— Goal of the exercise —
Take the material below and extract the lines from the one with "Reproduce this diagram with TikZ." through the one with "the sums of\\rows", word for word, without pictures.

═══ Supplied data

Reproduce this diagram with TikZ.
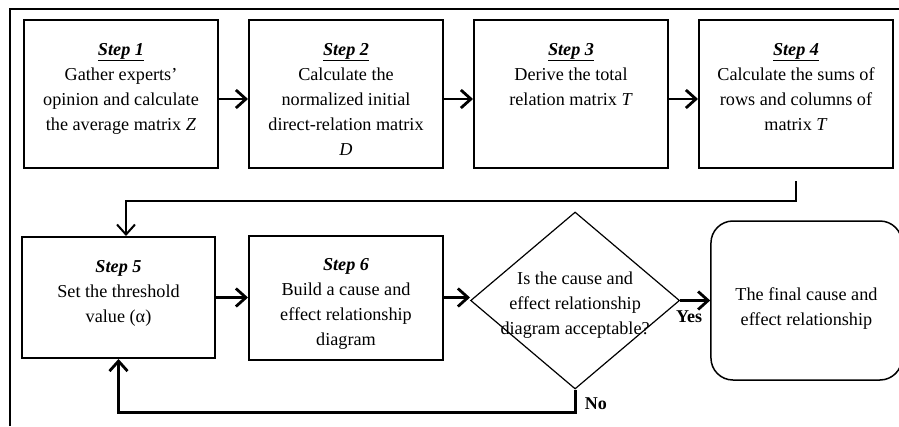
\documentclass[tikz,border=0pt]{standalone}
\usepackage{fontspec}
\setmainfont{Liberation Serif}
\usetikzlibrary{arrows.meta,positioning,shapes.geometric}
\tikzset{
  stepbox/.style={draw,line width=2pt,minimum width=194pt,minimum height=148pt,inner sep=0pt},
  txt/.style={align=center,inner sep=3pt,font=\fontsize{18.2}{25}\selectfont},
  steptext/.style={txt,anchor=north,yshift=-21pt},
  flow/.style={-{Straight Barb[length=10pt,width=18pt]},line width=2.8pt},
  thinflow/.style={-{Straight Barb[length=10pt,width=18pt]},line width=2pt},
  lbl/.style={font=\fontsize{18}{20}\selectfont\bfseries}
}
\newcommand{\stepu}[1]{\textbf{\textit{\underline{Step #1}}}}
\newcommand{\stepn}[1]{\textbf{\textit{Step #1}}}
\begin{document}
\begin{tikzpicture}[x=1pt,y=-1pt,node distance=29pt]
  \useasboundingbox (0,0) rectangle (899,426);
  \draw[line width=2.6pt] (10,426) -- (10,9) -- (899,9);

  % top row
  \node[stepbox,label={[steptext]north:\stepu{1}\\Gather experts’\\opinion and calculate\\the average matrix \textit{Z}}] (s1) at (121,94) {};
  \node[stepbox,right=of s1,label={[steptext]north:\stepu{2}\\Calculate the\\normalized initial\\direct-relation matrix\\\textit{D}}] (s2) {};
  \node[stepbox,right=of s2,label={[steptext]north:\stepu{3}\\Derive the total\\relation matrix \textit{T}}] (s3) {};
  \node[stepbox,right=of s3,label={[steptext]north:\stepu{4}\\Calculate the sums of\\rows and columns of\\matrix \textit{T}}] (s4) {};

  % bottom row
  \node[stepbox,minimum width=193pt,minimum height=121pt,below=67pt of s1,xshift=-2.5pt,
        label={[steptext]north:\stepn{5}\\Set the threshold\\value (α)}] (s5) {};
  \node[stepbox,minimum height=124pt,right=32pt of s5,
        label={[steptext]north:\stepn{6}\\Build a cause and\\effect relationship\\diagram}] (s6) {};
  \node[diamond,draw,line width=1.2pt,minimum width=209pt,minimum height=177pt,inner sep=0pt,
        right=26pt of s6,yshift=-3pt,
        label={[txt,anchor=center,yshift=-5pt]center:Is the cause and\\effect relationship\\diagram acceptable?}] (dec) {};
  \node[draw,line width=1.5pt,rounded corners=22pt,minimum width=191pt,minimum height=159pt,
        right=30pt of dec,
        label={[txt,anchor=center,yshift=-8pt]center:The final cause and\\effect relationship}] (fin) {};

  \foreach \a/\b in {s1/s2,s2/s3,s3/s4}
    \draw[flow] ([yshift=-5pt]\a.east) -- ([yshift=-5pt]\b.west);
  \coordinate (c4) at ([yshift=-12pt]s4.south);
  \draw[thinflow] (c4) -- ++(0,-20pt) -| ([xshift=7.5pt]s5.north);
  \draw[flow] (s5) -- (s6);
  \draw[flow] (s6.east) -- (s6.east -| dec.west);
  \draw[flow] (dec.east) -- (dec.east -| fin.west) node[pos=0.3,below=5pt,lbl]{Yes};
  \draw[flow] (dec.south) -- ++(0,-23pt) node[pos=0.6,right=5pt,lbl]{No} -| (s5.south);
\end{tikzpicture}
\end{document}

══════
═══ Supplied data

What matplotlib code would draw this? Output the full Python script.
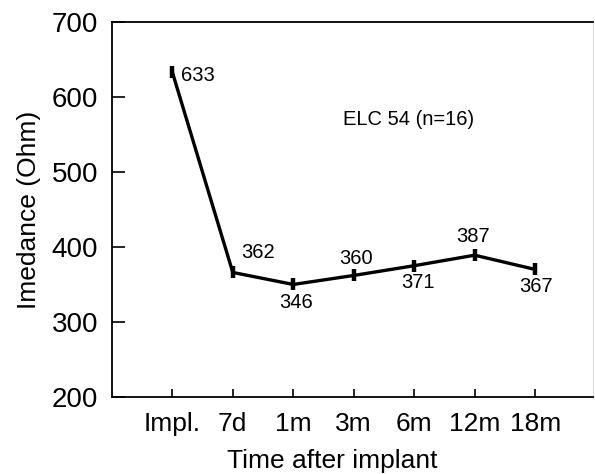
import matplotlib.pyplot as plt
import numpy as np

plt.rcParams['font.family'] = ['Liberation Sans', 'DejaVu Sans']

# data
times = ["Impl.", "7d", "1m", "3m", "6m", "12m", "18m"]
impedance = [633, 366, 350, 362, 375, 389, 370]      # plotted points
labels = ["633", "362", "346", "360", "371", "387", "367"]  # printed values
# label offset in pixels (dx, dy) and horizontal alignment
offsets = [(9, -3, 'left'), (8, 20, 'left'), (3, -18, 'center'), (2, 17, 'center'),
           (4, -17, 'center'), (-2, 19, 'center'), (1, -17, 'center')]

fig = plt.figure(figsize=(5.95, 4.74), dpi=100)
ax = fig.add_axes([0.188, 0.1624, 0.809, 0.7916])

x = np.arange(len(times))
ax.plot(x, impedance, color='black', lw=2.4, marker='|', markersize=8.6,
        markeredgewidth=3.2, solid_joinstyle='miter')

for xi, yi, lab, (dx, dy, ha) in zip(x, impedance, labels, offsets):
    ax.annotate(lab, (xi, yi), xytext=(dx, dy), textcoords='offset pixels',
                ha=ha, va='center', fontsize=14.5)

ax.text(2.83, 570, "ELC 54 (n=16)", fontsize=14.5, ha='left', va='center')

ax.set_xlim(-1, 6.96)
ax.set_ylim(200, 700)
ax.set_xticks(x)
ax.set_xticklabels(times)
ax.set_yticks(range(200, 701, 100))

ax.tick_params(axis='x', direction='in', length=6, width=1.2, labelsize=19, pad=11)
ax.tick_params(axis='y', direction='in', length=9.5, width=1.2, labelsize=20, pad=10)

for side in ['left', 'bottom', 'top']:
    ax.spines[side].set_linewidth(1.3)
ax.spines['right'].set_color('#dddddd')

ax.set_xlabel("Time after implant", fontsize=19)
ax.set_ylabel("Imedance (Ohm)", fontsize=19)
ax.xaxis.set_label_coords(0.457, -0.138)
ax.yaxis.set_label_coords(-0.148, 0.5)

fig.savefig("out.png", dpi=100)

══════

— Solution below —
Reproduce this diagram with TikZ.
\documentclass[tikz,border=0pt]{standalone}
\usepackage{fontspec}
\setmainfont{Liberation Serif}
\usetikzlibrary{arrows.meta,positioning,shapes.geometric}
\tikzset{
  stepbox/.style={draw,line width=2pt,minimum width=194pt,minimum height=148pt,inner sep=0pt},
  txt/.style={align=center,inner sep=3pt,font=\fontsize{18.2}{25}\selectfont},
  steptext/.style={txt,anchor=north,yshift=-21pt},
  flow/.style={-{Straight Barb[length=10pt,width=18pt]},line width=2.8pt},
  thinflow/.style={-{Straight Barb[length=10pt,width=18pt]},line width=2pt},
  lbl/.style={font=\fontsize{18}{20}\selectfont\bfseries}
}
\newcommand{\stepu}[1]{\textbf{\textit{\underline{Step #1}}}}
\newcommand{\stepn}[1]{\textbf{\textit{Step #1}}}
\begin{document}
\begin{tikzpicture}[x=1pt,y=-1pt,node distance=29pt]
  \useasboundingbox (0,0) rectangle (899,426);
  \draw[line width=2.6pt] (10,426) -- (10,9) -- (899,9);

  % top row
  \node[stepbox,label={[steptext]north:\stepu{1}\\Gather experts’\\opinion and calculate\\the average matrix \textit{Z}}] (s1) at (121,94) {};
  \node[stepbox,right=of s1,label={[steptext]north:\stepu{2}\\Calculate the\\normalized initial\\direct-relation matrix\\\textit{D}}] (s2) {};
  \node[stepbox,right=of s2,label={[steptext]north:\stepu{3}\\Derive the total\\relation matrix \textit{T}}] (s3) {};
  \node[stepbox,right=of s3,label={[steptext]north:\stepu{4}\\Calculate the sums of\\rows and columns of\\matrix \textit{T}}] (s4) {};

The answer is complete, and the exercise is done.